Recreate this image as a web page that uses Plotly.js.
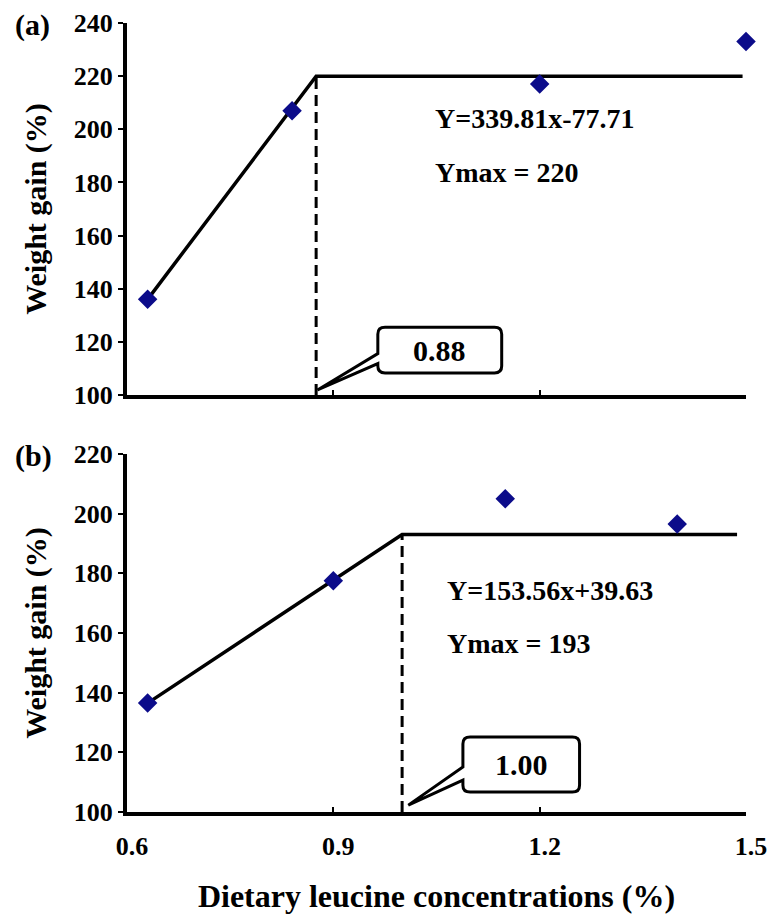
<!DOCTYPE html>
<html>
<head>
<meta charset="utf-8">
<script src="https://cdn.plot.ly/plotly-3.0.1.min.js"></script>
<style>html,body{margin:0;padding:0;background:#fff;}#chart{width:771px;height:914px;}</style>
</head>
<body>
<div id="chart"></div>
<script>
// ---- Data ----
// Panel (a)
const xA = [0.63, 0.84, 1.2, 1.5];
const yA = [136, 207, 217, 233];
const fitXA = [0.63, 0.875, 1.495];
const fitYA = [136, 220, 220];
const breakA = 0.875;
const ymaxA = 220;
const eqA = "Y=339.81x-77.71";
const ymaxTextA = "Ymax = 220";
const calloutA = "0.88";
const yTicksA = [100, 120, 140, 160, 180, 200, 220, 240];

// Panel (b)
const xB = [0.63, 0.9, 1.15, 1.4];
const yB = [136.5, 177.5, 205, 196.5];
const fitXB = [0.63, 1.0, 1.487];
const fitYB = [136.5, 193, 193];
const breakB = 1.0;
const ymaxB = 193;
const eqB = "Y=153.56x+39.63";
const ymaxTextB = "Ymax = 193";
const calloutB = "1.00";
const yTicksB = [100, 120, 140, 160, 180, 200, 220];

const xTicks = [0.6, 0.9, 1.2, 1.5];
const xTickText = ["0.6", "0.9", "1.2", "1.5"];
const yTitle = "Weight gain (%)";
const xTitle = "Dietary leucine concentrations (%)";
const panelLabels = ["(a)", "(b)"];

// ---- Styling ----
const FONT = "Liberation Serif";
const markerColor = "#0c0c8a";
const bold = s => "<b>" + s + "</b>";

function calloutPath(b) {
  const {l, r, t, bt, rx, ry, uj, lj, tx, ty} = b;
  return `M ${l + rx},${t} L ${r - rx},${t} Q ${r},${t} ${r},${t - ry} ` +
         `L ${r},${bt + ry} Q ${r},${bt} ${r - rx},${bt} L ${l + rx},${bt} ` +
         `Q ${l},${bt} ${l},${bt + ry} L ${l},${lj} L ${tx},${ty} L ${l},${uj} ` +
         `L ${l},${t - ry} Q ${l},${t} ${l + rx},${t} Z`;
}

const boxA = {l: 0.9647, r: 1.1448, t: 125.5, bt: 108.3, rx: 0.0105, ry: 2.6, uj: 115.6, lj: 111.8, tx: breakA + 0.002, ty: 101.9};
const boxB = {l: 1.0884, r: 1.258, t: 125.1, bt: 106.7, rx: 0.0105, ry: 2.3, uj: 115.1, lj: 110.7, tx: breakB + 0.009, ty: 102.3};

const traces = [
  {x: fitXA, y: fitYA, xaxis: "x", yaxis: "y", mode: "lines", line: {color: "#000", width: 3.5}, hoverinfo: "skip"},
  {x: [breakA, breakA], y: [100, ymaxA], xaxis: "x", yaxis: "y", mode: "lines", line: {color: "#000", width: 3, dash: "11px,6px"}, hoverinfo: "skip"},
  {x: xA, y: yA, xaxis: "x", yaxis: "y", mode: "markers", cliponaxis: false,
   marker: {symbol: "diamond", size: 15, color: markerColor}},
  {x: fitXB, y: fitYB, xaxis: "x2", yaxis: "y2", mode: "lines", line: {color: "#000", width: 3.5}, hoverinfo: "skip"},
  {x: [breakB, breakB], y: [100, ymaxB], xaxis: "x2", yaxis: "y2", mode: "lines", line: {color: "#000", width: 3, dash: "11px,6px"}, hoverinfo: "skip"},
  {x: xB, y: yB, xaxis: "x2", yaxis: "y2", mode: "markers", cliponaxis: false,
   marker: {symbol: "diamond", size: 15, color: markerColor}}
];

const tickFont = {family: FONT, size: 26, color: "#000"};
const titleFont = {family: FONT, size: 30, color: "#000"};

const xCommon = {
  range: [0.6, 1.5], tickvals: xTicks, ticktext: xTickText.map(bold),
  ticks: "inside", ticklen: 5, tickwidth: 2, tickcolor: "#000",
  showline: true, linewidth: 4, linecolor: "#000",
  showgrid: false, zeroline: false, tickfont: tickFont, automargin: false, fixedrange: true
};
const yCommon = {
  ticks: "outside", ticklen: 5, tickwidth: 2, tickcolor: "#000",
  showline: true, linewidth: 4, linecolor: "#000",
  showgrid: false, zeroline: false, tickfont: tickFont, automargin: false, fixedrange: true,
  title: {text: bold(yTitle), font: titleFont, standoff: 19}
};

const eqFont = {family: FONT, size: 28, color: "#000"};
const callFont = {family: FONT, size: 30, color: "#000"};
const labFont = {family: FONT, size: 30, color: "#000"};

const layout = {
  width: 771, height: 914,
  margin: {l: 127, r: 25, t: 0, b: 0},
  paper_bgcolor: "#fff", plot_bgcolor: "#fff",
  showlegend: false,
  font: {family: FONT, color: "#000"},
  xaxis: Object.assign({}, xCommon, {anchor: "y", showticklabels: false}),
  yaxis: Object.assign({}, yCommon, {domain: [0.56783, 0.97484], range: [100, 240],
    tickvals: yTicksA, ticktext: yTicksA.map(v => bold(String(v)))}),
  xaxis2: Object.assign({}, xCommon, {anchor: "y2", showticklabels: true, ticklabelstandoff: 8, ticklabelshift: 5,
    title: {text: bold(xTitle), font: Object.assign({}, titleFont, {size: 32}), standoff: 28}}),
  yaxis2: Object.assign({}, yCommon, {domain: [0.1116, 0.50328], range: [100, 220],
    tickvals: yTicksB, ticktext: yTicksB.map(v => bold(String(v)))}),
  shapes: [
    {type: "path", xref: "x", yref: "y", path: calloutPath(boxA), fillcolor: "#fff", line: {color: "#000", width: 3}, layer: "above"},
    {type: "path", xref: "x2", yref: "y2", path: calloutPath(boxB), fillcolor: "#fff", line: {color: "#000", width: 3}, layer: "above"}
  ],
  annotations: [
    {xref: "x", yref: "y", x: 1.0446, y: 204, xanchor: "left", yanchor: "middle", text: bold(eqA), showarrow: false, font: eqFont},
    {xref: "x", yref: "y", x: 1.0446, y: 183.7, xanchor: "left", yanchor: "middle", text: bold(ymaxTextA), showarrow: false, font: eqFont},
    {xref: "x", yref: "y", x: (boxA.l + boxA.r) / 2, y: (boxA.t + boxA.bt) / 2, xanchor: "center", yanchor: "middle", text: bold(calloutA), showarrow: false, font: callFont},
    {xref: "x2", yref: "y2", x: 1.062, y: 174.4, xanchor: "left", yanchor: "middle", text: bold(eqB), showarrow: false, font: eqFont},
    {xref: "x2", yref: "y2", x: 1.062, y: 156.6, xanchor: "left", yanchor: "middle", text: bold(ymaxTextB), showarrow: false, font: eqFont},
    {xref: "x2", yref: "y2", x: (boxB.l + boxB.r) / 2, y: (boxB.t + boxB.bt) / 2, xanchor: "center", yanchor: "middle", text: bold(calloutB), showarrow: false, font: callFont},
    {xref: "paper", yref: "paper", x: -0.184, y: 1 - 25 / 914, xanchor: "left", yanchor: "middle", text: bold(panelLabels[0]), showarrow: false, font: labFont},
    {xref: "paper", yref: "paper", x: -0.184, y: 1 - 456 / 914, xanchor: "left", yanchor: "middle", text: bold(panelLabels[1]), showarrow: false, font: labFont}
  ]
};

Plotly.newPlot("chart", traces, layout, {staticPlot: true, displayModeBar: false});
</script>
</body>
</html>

____________

§ **Required task**
Reproduce every line precisely as given, omitting all pictures.

§ **Answer to the problem**
Recreate this image as a web page that uses Plotly.js.
<!DOCTYPE html>
<html>
<head>
<meta charset="utf-8">
<script src="https://cdn.plot.ly/plotly-3.0.1.min.js"></script>
<style>html,body{margin:0;padding:0;background:#fff;}#chart{width:771px;height:914px;}</style>
</head>
<body>
<div id="chart"></div>
<script>
// ---- Data ----
// Panel (a)
const xA = [0.63, 0.84, 1.2, 1.5];
const yA = [136, 207, 217, 233];
const fitXA = [0.63, 0.875, 1.495];
const fitYA = [136, 220, 220];
const breakA = 0.875;
const ymaxA = 220;
const eqA = "Y=339.81x-77.71";
const ymaxTextA = "Ymax = 220";
const calloutA = "0.88";
const yTicksA = [100, 120, 140, 160, 180, 200, 220, 240];

// Panel (b)
const xB = [0.63, 0.9, 1.15, 1.4];
const yB = [136.5, 177.5, 205, 196.5];
const fitXB = [0.63, 1.0, 1.487];
const fitYB = [136.5, 193, 193];
const breakB = 1.0;
const ymaxB = 193;
const eqB = "Y=153.56x+39.63";
const ymaxTextB = "Ymax = 193";
const calloutB = "1.00";
const yTicksB = [100, 120, 140, 160, 180, 200, 220];

const xTicks = [0.6, 0.9, 1.2, 1.5];
const xTickText = ["0.6", "0.9", "1.2", "1.5"];
const yTitle = "Weight gain (%)";
const xTitle = "Dietary leucine concentrations (%)";
const panelLabels = ["(a)", "(b)"];

// ---- Styling ----
const FONT = "Liberation Serif";
const markerColor = "#0c0c8a";
const bold = s => "<b>" + s + "</b>";

function calloutPath(b) {
  const {l, r, t, bt, rx, ry, uj, lj, tx, ty} = b;
  return `M ${l + rx},${t} L ${r - rx},${t} Q ${r},${t} ${r},${t - ry} ` +
         `L ${r},${bt + ry} Q ${r},${bt} ${r - rx},${bt} L ${l + rx},${bt} ` +
         `Q ${l},${bt} ${l},${bt + ry} L ${l},${lj} L ${tx},${ty} L ${l},${uj} ` +
         `L ${l},${t - ry} Q ${l},${t} ${l + rx},${t} Z`;
}

const boxA = {l: 0.9647, r: 1.1448, t: 125.5, bt: 108.3, rx: 0.0105, ry: 2.6, uj: 115.6, lj: 111.8, tx: breakA + 0.002, ty: 101.9};
const boxB = {l: 1.0884, r: 1.258, t: 125.1, bt: 106.7, rx: 0.0105, ry: 2.3, uj: 115.1, lj: 110.7, tx: breakB + 0.009, ty: 102.3};

const traces = [
  {x: fitXA, y: fitYA, xaxis: "x", yaxis: "y", mode: "lines", line: {color: "#000", width: 3.5}, hoverinfo: "skip"},
  {x: [breakA, breakA], y: [100, ymaxA], xaxis: "x", yaxis: "y", mode: "lines", line: {color: "#000", width: 3, dash: "11px,6px"}, hoverinfo: "skip"},
  {x: xA, y: yA, xaxis: "x", yaxis: "y", mode: "markers", cliponaxis: false,
   marker: {symbol: "diamond", size: 15, color: markerColor}},
  {x: fitXB, y: fitYB, xaxis: "x2", yaxis: "y2", mode: "lines", line: {color: "#000", width: 3.5}, hoverinfo: "skip"},
  {x: [breakB, breakB], y: [100, ymaxB], xaxis: "x2", yaxis: "y2", mode: "lines", line: {color: "#000", width: 3, dash: "11px,6px"}, hoverinfo: "skip"},
  {x: xB, y: yB, xaxis: "x2", yaxis: "y2", mode: "markers", cliponaxis: false,
   marker: {symbol: "diamond", size: 15, color: markerColor}}
];

const tickFont = {family: FONT, size: 26, color: "#000"};
const titleFont = {family: FONT, size: 30, color: "#000"};

const xCommon = {
  range: [0.6, 1.5], tickvals: xTicks, ticktext: xTickText.map(bold),
  ticks: "inside", ticklen: 5, tickwidth: 2, tickcolor: "#000",
  showline: true, linewidth: 4, linecolor: "#000",
  showgrid: false, zeroline: false, tickfont: tickFont, automargin: false, fixedrange: true
};
const yCommon = {
  ticks: "outside", ticklen: 5, tickwidth: 2, tickcolor: "#000",
  showline: true, linewidth: 4, linecolor: "#000",
  showgrid: false, zeroline: false, tickfont: tickFont, automargin: false, fixedrange: true,
  title: {text: bold(yTitle), font: titleFont, standoff: 19}
};

const eqFont = {family: FONT, size: 28, color: "#000"};
const callFont = {family: FONT, size: 30, color: "#000"};
const labFont = {family: FONT, size: 30, color: "#000"};

const layout = {
  width: 771, height: 914,
  margin: {l: 127, r: 25, t: 0, b: 0},
  paper_bgcolor: "#fff", plot_bgcolor: "#fff",
  showlegend: false,
  font: {family: FONT, color: "#000"},
  xaxis: Object.assign({}, xCommon, {anchor: "y", showticklabels: false}),
  yaxis: Object.assign({}, yCommon, {domain: [0.56783, 0.97484], range: [100, 240],
    tickvals: yTicksA, ticktext: yTicksA.map(v => bold(String(v)))}),
  xaxis2: Object.assign({}, xCommon, {anchor: "y2", showticklabels: true, ticklabelstandoff: 8, ticklabelshift: 5,
    title: {text: bold(xTitle), font: Object.assign({}, titleFont, {size: 32}), standoff: 28}}),
  yaxis2: Object.assign({}, yCommon, {domain: [0.1116, 0.50328], range: [100, 220],
    tickvals: yTicksB, ticktext: yTicksB.map(v => bold(String(v)))}),
  shapes: [
    {type: "path", xref: "x", yref: "y", path: calloutPath(boxA), fillcolor: "#fff", line: {color: "#000", width: 3}, layer: "above"},
    {type: "path", xref: "x2", yref: "y2", path: calloutPath(boxB), fillcolor: "#fff", line: {color: "#000", width: 3}, layer: "above"}
  ],
  annotations: [
    {xref: "x", yref: "y", x: 1.0446, y: 204, xanchor: "left", yanchor: "middle", text: bold(eqA), showarrow: false, font: eqFont},
    {xref: "x", yref: "y", x: 1.0446, y: 183.7, xanchor: "left", yanchor: "middle", text: bold(ymaxTextA), showarrow: false, font: eqFont},
    {xref: "x", yref: "y", x: (boxA.l + boxA.r) / 2, y: (boxA.t + boxA.bt) / 2, xanchor: "center", yanchor: "middle", text: bold(calloutA), showarrow: false, font: callFont},
    {xref: "x2", yref: "y2", x: 1.062, y: 174.4, xanchor: "left", yanchor: "middle", text: bold(eqB), showarrow: false, font: eqFont},
    {xref: "x2", yref: "y2", x: 1.062, y: 156.6, xanchor: "left", yanchor: "middle", text: bold(ymaxTextB), showarrow: false, font: eqFont},
    {xref: "x2", yref: "y2", x: (boxB.l + boxB.r) / 2, y: (boxB.t + boxB.bt) / 2, xanchor: "center", yanchor: "middle", text: bold(calloutB), showarrow: false, font: callFont},
    {xref: "paper", yref: "paper", x: -0.184, y: 1 - 25 / 914, xanchor: "left", yanchor: "middle", text: bold(panelLabels[0]), showarrow: false, font: labFont},
    {xref: "paper", yref: "paper", x: -0.184, y: 1 - 456 / 914, xanchor: "left", yanchor: "middle", text: bold(panelLabels[1]), showarrow: false, font: labFont}
  ]
};

Plotly.newPlot("chart", traces, layout, {staticPlot: true, displayModeBar: false});
</script>
</body>
</html>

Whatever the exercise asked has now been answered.